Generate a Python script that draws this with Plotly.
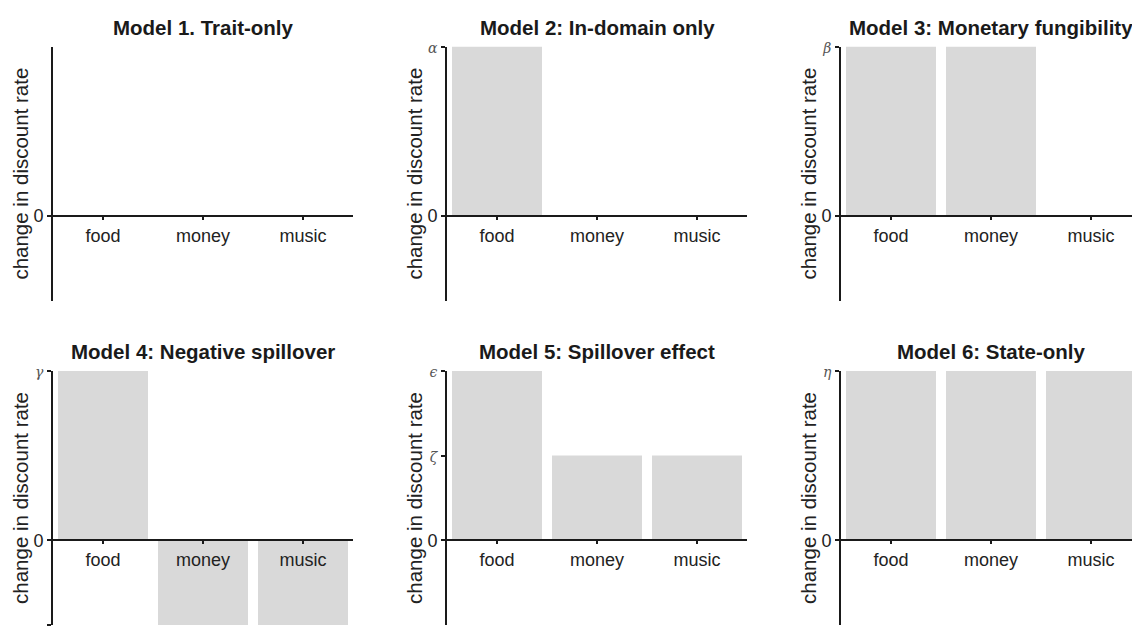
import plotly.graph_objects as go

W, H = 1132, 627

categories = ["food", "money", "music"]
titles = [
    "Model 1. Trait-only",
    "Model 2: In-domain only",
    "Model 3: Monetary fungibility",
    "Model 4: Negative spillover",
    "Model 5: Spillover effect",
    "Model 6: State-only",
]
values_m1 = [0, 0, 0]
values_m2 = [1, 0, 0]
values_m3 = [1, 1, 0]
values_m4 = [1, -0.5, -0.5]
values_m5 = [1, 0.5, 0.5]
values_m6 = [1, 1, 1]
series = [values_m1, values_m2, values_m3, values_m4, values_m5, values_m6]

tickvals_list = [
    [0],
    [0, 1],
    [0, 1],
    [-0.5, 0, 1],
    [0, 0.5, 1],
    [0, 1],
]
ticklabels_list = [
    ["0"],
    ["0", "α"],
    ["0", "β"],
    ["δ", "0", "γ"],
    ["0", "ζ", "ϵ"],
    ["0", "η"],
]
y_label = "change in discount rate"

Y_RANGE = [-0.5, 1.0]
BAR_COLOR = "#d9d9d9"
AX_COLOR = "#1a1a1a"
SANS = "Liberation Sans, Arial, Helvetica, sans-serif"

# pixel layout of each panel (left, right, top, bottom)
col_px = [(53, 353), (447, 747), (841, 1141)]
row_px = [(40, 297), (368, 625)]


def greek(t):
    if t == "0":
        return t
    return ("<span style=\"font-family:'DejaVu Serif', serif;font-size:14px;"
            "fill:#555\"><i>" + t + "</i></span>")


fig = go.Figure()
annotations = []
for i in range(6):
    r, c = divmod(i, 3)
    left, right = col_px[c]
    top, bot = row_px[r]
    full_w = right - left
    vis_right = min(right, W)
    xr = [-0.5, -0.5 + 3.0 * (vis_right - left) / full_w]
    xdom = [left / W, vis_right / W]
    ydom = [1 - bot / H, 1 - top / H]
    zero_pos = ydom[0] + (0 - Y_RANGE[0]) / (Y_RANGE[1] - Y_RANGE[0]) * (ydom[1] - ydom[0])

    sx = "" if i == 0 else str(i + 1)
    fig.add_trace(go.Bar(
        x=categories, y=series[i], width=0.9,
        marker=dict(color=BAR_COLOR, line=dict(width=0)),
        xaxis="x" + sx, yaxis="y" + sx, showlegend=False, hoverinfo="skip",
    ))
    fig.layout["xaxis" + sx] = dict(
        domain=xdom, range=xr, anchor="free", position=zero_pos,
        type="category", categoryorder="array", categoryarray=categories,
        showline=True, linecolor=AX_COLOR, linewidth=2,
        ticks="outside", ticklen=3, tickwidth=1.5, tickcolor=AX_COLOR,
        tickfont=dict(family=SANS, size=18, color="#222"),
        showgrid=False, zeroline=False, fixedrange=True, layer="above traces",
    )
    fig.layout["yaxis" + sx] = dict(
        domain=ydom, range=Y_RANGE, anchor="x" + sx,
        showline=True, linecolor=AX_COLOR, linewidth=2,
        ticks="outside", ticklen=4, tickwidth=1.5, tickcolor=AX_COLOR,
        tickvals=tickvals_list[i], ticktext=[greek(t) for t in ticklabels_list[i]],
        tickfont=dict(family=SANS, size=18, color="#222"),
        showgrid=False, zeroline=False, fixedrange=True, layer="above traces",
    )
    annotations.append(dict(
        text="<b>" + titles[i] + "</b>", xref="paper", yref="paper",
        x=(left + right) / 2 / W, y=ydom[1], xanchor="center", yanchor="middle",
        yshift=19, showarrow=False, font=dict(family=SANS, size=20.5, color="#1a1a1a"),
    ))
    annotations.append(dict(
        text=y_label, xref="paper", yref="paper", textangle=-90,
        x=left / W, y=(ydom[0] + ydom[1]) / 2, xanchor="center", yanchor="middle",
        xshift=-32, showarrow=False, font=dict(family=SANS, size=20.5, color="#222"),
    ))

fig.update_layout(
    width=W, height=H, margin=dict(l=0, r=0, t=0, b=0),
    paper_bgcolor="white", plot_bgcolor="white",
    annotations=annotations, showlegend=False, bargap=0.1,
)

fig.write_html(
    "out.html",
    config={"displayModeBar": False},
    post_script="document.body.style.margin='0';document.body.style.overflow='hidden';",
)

════════

**GIVEN INSTRUCTION:** Write out an exact copy of the listing, first line through the line containing "values_m4, values_m5, values_m6]", with the pictures left out.

**WRITTEN ANSWER:**
Generate a Python script that draws this with Plotly.
import plotly.graph_objects as go

W, H = 1132, 627

categories = ["food", "money", "music"]
titles = [
    "Model 1. Trait-only",
    "Model 2: In-domain only",
    "Model 3: Monetary fungibility",
    "Model 4: Negative spillover",
    "Model 5: Spillover effect",
    "Model 6: State-only",
]
values_m1 = [0, 0, 0]
values_m2 = [1, 0, 0]
values_m3 = [1, 1, 0]
values_m4 = [1, -0.5, -0.5]
values_m5 = [1, 0.5, 0.5]
values_m6 = [1, 1, 1]
series = [values_m1, values_m2, values_m3, values_m4, values_m5, values_m6]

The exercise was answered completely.